Krankenhäuser sind wie von fast jedermann nicht mein Ding. Ich habe keine Panische Angst aber gern hier meine Stunden zu verbringen ist nicht auf meiner To-Do Liste. Wer hatte auch gedacht das ich bis mir endlich ein Arzt entgegenkommt, welcher sich mit einem "Guten Tag. Ich bin Dr. Iwanow Sie haben nach mir verlangt?" knappe drei Stunden hier auf dem unbequemen Stuhl verbracht hab. Der blonde große Mann vor mir machte einen neutralen Ausdruck. Ich kann nicht erahnen ob er gerade einen Menschen gerettet hat oder für Tot erklärt hat.

"Genau. Ich bin Ms. Colemeyer und ich bin hier, da ich gerne einen Einblick auf eine Krankenakte haben möchte. Der Patientenname ist Isaac Roth." Er sah auf mich hinab. Der Typ war sicherlich 1,90. "In welchem Verhältnis stehen Sie zueinander?" "Ich bin seine Psychologin."

"Folgen Sie mir." und sofort drehte sich der Mann um und geht im Stechschritt voran. Im Aufzug komme ich zu Atem aber danach ging es wieder weiter zu einem Zimmer welches nur mit einer Karte und einem Code geöffnet werden kann. Danach befinde ich mich in einem großen Zimmer welches bis zu der Decke hoch mit Aktensortierer zugestellt ist.

"Hier Befinden sich alle Akten vom letzten halben Jahr." Er geht konzentriert auf einen Schrank zu und zieht eine Schublade auf und blättert alle Akten systematisch durch. Und eine zieht er raus. "Hier. Roth Isaac." Ich nehme die Akte dankend an.

"Wir könne die Ihnen aber nicht mitgeben. Sie können in meinem Büro sich in aller Ruhe die Akte durchlesen" "Das wäre sehr nett." Er zeigt mir sein Büro welches sich zum Glück fast gegenüber befindet. Ein weiteres Mal durch das St. Mary zu hetzten hätte ich nicht geschafft.

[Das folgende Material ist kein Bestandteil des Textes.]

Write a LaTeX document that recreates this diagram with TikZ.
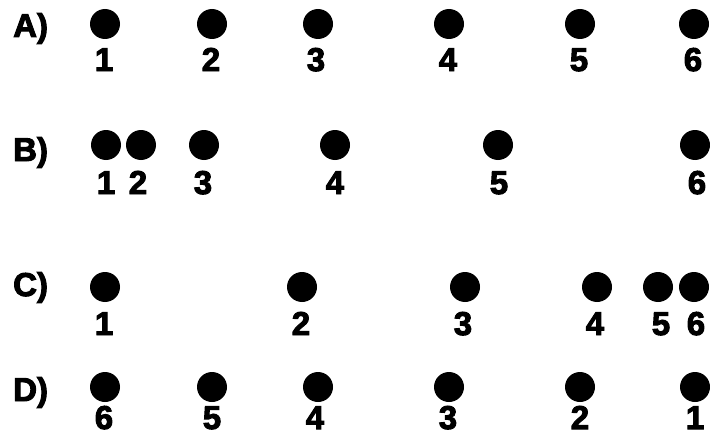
\documentclass[tikz,border=0pt]{standalone}
\usepackage{fontspec}
\newfontfamily\heavy[FakeBold=3]{Liberation Sans Bold}
\begin{document}
\begin{tikzpicture}[x=1pt,y=-1pt,
  dot/.style={circle,fill=black,inner sep=0pt,minimum size=30pt},
  num/.style={anchor=base,inner sep=0pt,font=\heavy\fontsize{33}{33}\selectfont},
  lbl/.style={anchor=base west,inner sep=0pt,font=\heavy\fontsize{33}{33}\selectfont}]
\useasboundingbox (0,0) rectangle (710,436);
% Row A
\node[lbl] (la) at (13,37) {A)};
\foreach \x/\n [count=\i] in {105/1,212/2,318/3,449/4,580/5,694/6}{
  \node[dot] (a\i) at (\x,24) {};
}
\foreach \x/\n [count=\i] in {104/1,211/2,316/3,448/4,579/5,693/6}{
  \node[num] (an\i) at (\x,71) {\n};
}
% Row B
\node[lbl] (lb) at (13,161) {B)};
\foreach \x/\n [count=\i] in {106/1,141/2,204/3,335/4,498/5,695/6}{
  \node[dot] (b\i) at (\x,145) {};
}
\foreach \x/\n [count=\i] in {106/1,138/2,203/3,335/4,499/5,697/6}{
  \node[num] (bn\i) at (\x,194) {\n};
}
% Row C
\node[lbl] (lc) at (13,296) {C)};
\foreach \x/\n [count=\i] in {105/1,302/2,465/3,597/4,658/5,694/6}{
  \node[dot] (c\i) at (\x,287) {};
}
\foreach \x/\n [count=\i] in {104/1,301/2,463/3,595/4,661/5,696/6}{
  \node[num] (cn\i) at (\x,335) {\n};
}
% Row D
\node[lbl] (ld) at (13,401) {D)};
\foreach \x/\n [count=\i] in {105/1,212/2,318/3,449/4,580/5,695/6}{
  \node[dot] (d\i) at (\x,387) {};
}
\foreach \x/\n [count=\i] in {104/6,212/5,315/4,448/3,580/2,695/1}{
  \node[num] (dn\i) at (\x,429) {\n};
}
\end{tikzpicture}
\end{document}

Ich sitze mich auf einen Stuhl und fange an die Akte durchzuarbeiten. Es gibt nicht viele Dokumente über ihn. Ich muss nebenbei die ganze Zeit auf mein Handy schauen und sicher machen, dass ich auch Netz hab, falls etwas passiert.

Ich werde nicht sehr überrascht von der Akte welche nur einen Suizidversuch aufweist. Und eine Anmerkung von Drogenmissbrauch aber ich weiß nicht ob dies aktuell ist. Zeit ist somit verschwendet worden und jetzt ist es mittlerweile auch schon viertel nach vier.

Ich verlasse gerade Dr. Iwanows Büro und renne ihm fast in die Arme. "Danke nochmals für die Akte" "Haben Sie gefunden nach was Sie gesucht haben?" Ich schüttle nur meinen Kopf. "Danke trotzdem"

Das Krankenhaus kann ich endlich hinter mir lassen. Draußen atme ich einmal tief durch.

Nun wird der Heimweg angetreten. Bis jetzt hat mich meine Intuition also reingelegt. Ha.